The second quote caught my attention while I was studying recently and reminded me of the statement from the Song of the Thirteen Tactics. The emphasis on the need for regular (ideally daily) exercise shocked me a little. I guess we’re all familiar with the effects of aging, but the statement that muscle fibres, once lost, can never be replaced was new knowledge to me. Never? What? Never-ever?

It may be because I’m turning forty soon, but I don’t like that fact. We should age like whiskey or wine, gaining depth, complexity and flavours. Not like eggs. That annoys me (probably because I’m getting grumpier as I get older) but things aren’t completely bleak. There is some comfort in the fact that we can increase the strength of remaining muscle fibres and that exercise, any kind of regular exercise, helps. As the classic claims, longevity is the final purpose of Tai Chi* and with regular exercise, we won’t even lose these muscle fibres! Good.

Talking to friends who have practiced Tai Chi for a number of years and are more – how to say this? – well, ahem, experienced, they feel stronger, fitter and healthier than their non-Tai Chi practicing friends.
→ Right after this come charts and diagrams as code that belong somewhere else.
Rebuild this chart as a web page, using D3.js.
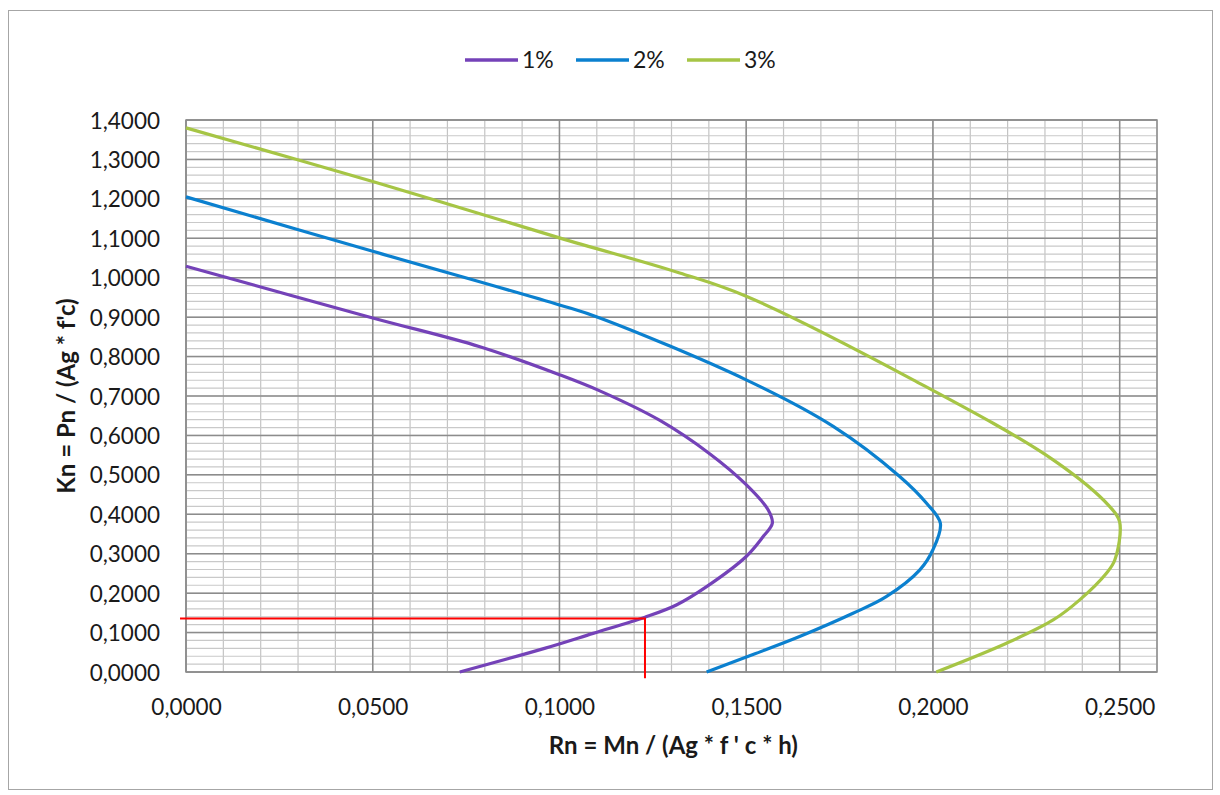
<!DOCTYPE html>
<html>
<head>
<meta charset="utf-8">
<script src="https://cdn.jsdelivr.net/npm/d3@7"></script>
<style>
  body { margin: 0; background: #fff; }
  svg { display: block; font-family: Lato, "Open Sans", sans-serif; }
</style>
</head>
<body>
<svg id="chart"></svg>
<script>
// series names and colours
const seriesNames = ['1%', '2%', '3%']
const seriesColors = ['#7442b8', '#0b80cf', '#a6c545']

// Rn values (x) and Kn values (y)
const rn1 = [0, 0.05, 0.0787, 0.1, 0.1108, 0.1269, 0.1403, 0.150, 0.1559, 0.1570, 0.1545, 0.1500, 0.1394, 0.1313, 0.1229, 0.1090, 0.0960, 0.0733]
const kn1 = [1.029, 0.898, 0.825, 0.754, 0.713, 0.638, 0.553, 0.475, 0.411, 0.377, 0.343, 0.293, 0.2165, 0.170, 0.139, 0.098, 0.060, 0.0]

const rn2 = [0, 0.05, 0.1, 0.1108, 0.15, 0.1733, 0.1911, 0.1983, 0.2020, 0.2000, 0.1965, 0.1875, 0.1786, 0.1643, 0.152, 0.1394]
const kn2 = [1.205, 1.067, 0.931, 0.898, 0.741, 0.623, 0.496, 0.428, 0.377, 0.310, 0.259, 0.191, 0.149, 0.090, 0.045, 0.0]

const rn3 = [0, 0.05, 0.1, 0.1322, 0.15, 0.1947, 0.2322, 0.2473, 0.2500, 0.2487, 0.2464, 0.2393, 0.2322, 0.2197, 0.2009]
const kn3 = [1.380, 1.244, 1.101, 1.012, 0.953, 0.741, 0.538, 0.420, 0.381, 0.284, 0.250, 0.183, 0.132, 0.073, 0.0]

// red reading line
const redRn = [-0.0016, 0.1229, 0.1229]
const redKn = [0.136, 0.136, -0.016]

// tick values
const xTicks = [0, 0.05, 0.10, 0.15, 0.20, 0.25]
const yTicks = [0, 0.1, 0.2, 0.3, 0.4, 0.5, 0.6, 0.7, 0.8, 0.9, 1.0, 1.1, 1.2, 1.3, 1.4]

const width = 1220, height = 795
const margin = { top: 120, right: 63, bottom: 123, left: 186 }

const svg = d3.select('#chart').attr('width', width).attr('height', height)

// outer chart frame
svg.append('rect')
  .attr('x', 8.5).attr('y', 10.5)
  .attr('width', 1204).attr('height', 779)
  .attr('fill', '#fff').attr('stroke', '#a6a6a6').attr('stroke-width', 1)

const x = d3.scaleLinear().domain([0, 0.26]).range([margin.left, width - margin.right])
const y = d3.scaleLinear().domain([0, 1.4]).range([height - margin.bottom, margin.top])

const locale = d3.formatLocale({ decimal: ',', thousands: '.', grouping: [3], currency: ['', ''] })
const fmt = locale.format('.4f')

// grid: minor lines first
const grid = svg.append('g')
grid.selectAll('.vminor').data(d3.range(0, 0.2601, 0.01)).enter()
  .append('line')
  .attr('x1', d => x(d)).attr('x2', d => x(d))
  .attr('y1', y(0)).attr('y2', y(1.4))
  .attr('stroke', '#c4c4c4').attr('stroke-width', 1.2)
grid.selectAll('.hminor').data(d3.range(0, 1.4001, 0.02)).enter()
  .append('line')
  .attr('x1', x(0)).attr('x2', x(0.26))
  .attr('y1', d => y(d)).attr('y2', d => y(d))
  .attr('stroke', '#c9c9c9').attr('stroke-width', 1.2)
grid.selectAll('.vmajor').data(xTicks).enter()
  .append('line')
  .attr('x1', d => x(d)).attr('x2', d => x(d))
  .attr('y1', y(0)).attr('y2', y(1.4))
  .attr('stroke', '#8c8c8c').attr('stroke-width', 1.5)
grid.selectAll('.hmajor').data(yTicks).enter()
  .append('line')
  .attr('x1', x(0)).attr('x2', x(0.26))
  .attr('y1', d => y(d)).attr('y2', d => y(d))
  .attr('stroke', '#8c8c8c').attr('stroke-width', 1.5)
grid.append('rect')
  .attr('x', x(0)).attr('y', y(1.4))
  .attr('width', x(0.26) - x(0)).attr('height', y(0) - y(1.4))
  .attr('fill', 'none').attr('stroke', '#8c8c8c').attr('stroke-width', 1.5)

// axes
const xAxis = svg.append('g')
  .attr('transform', `translate(0,${y(0)})`)
  .call(d3.axisBottom(x).tickValues(xTicks).tickFormat(fmt).tickSize(0).tickPadding(27))
const yAxis = svg.append('g')
  .attr('transform', `translate(${x(0)},0)`)
  .call(d3.axisLeft(y).tickValues(yTicks).tickFormat(fmt).tickSize(0).tickPadding(26))
;[xAxis, yAxis].forEach(a => {
  a.select('.domain').remove()
  a.selectAll('text').attr('font-size', 22.5).attr('fill', '#1a1a1a')
    .attr('font-family', 'Lato, sans-serif')
})
yAxis.selectAll('text').attr('dy', '0.36em')

// axis titles
svg.append('text')
  .attr('x', x(0.1305)).attr('y', 754)
  .attr('text-anchor', 'middle')
  .attr('font-size', 24).attr('font-weight', 'bold').attr('fill', '#1a1a1a')
  .text("Rn = Mn / (Ag * f ' c * h)")
svg.append('text')
  .attr('transform', `translate(75,${y(0.7)}) rotate(-90)`)
  .attr('text-anchor', 'middle')
  .attr('font-size', 24).attr('font-weight', 'bold').attr('fill', '#1a1a1a')
  .text("Kn = Pn / (Ag * f'c)")

// curves
const allSeries = [
  { name: seriesNames[0], rn: rn1, kn: kn1 },
  { name: seriesNames[1], rn: rn2, kn: kn2 },
  { name: seriesNames[2], rn: rn3, kn: kn3 }
]
const line = d3.line().x(d => x(d[0])).y(d => y(d[1]))
const smooth = d3.line().x(d => x(d[0])).y(d => y(d[1])).curve(d3.curveCatmullRom.alpha(0.5))

svg.selectAll('.curve').data(allSeries).enter()
  .append('path')
  .attr('class', 'curve')
  .attr('d', s => smooth(d3.zip(s.rn, s.kn)))
  .attr('fill', 'none')
  .attr('stroke', (s, i) => seriesColors[i])
  .attr('stroke-width', 3.2)
  .attr('stroke-linejoin', 'round')

svg.append('path')
  .attr('d', line(d3.zip(redRn, redKn)))
  .attr('fill', 'none').attr('stroke', '#ff0000').attr('stroke-width', 2)

// legend
const legendX = [465, 576, 687]
const lg = svg.selectAll('.legend').data(seriesNames).enter()
  .append('g').attr('class', 'legend')
  .attr('transform', (d, i) => `translate(${legendX[i]},60)`)
lg.append('line')
  .attr('x1', 0).attr('x2', 53).attr('y1', 0).attr('y2', 0)
  .attr('stroke', (d, i) => seriesColors[i]).attr('stroke-width', 3.5)
lg.append('text')
  .attr('x', 57).attr('y', 0).attr('dy', '0.36em')
  .attr('font-size', 23).attr('fill', '#1a1a1a')
  .text(d => d)
</script>
</body>
</html>
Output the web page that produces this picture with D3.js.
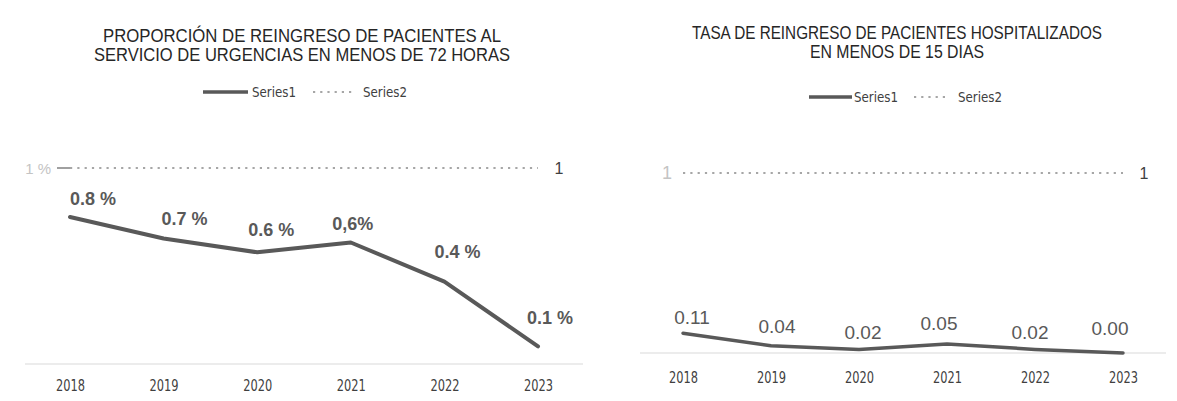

They are also able to continue training the softer aspects of the art and enjoying the benefits of exercise when the knees, joints and bodies of their otherwise engaged peers are, to be blunt, worn out. Tennis elbow or joggers knee are relatively common expressions suggesting how common these ailments are for those who practice these sports, but while I’ve heard of Tai Chi balls, they’re nothing to do with a health complaint.

So while I may be busier than the proverbial bee, I have new impetus to find time for practice. It is very encouraging to think that we can retain health through appropriate exercise.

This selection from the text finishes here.